If the earth were covered with an uniform depth of water, if the sun and moon always appeared over head at the equator, if their distances from each other and from the earth were always the same, and if the water had no inertia so that the sun and moon could act upon it and produce their effect instantaneously, that which has been stated would be a permanent description of the tides and a perfect explanation of their causes. But neither of the circumstances which have been now enumerated is strictly true: a considerable portion of the earth's surface is land, formed and distributed without any regularity; and the water by which the remainder of its surface is covered is of very unequal depth; the sun and moon are sometimes both over head at the equator, sometimes, the one of them is on it, and the other to the north or the south, sometimes they are both on the same side of it, and sometimes the one is upon the one side of it and the other upon the other; the relative distances of the sun and moon are constantly varying; and the inertia of the water demands some time before either luminary can produce its effect. All these circumstances, operating, as they do, at the same time, make the real appearances of the tides very different from what the simple theory would lead us to suspect; but these differences, instead of forming any objection to the theory are so many confirmations of it, in as much as they, too, are necessary results of that law of universal gravitation by which the tides, like all the other great phenomena of the system, are explained.

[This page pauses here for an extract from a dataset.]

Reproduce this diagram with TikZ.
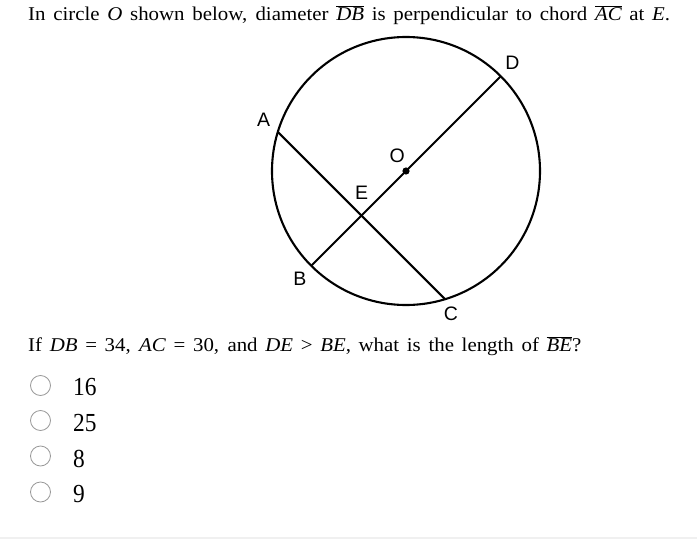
\documentclass[tikz,border=0pt]{standalone}
\usepackage{fontspec}
\setmainfont{Liberation Serif}
\newfontfamily\lblfont{Liberation Sans}
\usetikzlibrary{calc}
\newcommand\ovl[1]{$\overline{\hbox{\itshape #1}}$}
\begin{document}
\begin{tikzpicture}[x=1pt,y=1pt,
  geo/.style={line width=2.1pt},
  lbl/.style={font=\lblfont\fontsize{19.5}{22}\selectfont, inner sep=0pt},
  txt/.style={font=\fontsize{19.5}{22}\selectfont, inner sep=0pt, anchor=base west},
  opt/.style={font=\fontsize{26}{28}\selectfont, inner sep=0pt, anchor=base west},
  radio/.style={draw=black!40, line width=0.8pt, circle, minimum size=20pt, inner sep=0pt}]
\useasboundingbox (0,-557) rectangle (697,0);
\fill[white] (0,-557) rectangle (697,0);
% circle
\coordinate (O) at (406,-171);
\draw[geo] (O) circle (134);
\coordinate (D) at ($(O)+(45:134)$);
\coordinate (B) at ($(O)+(225:134)$);
\coordinate (A) at ($(O)+(163.07:134)$);
\coordinate (C) at ($(O)+(286.93:134)$);
\coordinate (E) at ($(O)+(225:63.06)$);
\draw[geo] (D) -- (B);
\draw[geo] (A) -- (C);
\fill (O) circle (3.6);
% labels
\node[lbl] (lA) at (263.7,-119.7) {A};
\node[lbl] (lD) at (512.5,-63) {D};
\node[lbl] (lO) at (397.3,-155.3) {O};
\node[lbl] (lE) at (361.7,-193) {E};
\node[lbl] (lB) at (300,-279) {B};
\node[lbl] (lC) at (450.8,-314) {C};
% texts
\node[txt] (t1) at (28,-20.5) {\scalebox{1.07}[1]{\makebox[600pt][s]{In circle \textit{O} shown below, diameter \ovl{DB} is perpendicular to chord \ovl{AC} at \textit{E}.}}};
\node[txt] (t2) at (28,-351.7) {\scalebox{1.07}[1]{\makebox[517pt][s]{If \textit{DB} = 34, \textit{AC} = 30, and \textit{DE} > \textit{BE}, what is the length of \ovl{BE}?}}};
% options
\node[radio] (r1) at (40.5,-385.5) {};
\node[radio] (r2) at (40.5,-420.5) {};
\node[radio] (r3) at (40.5,-456) {};
\node[radio] (r4) at (40.5,-492) {};
\node[opt] (o1) at (73,-395) {\scalebox{0.9}[1]{16}};
\node[opt] (o2) at (73,-431) {\scalebox{0.9}[1]{25}};
\node[opt] (o3) at (73,-467) {\scalebox{0.9}[1]{8}};
\node[opt] (o4) at (73,-502) {\scalebox{0.9}[1]{9}};
\draw[black!6, line width=1.2pt] (0,-538) -- (697,-538);
\end{tikzpicture}
\end{document}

Leaving the disturbance produced by the variable distances of the sun and moon out of the question, because it is not very great in itself, and because the explanation of it would be both long and intricate, it may not be improper to notice the general effect produced by the remaining causes of disturbance. These are, first, the inertia of the waters; secondly, the obliquity of the orbits of the earth and moon; and

thirdly, the interruptions of the land and the inequalities of the bottom of the sea.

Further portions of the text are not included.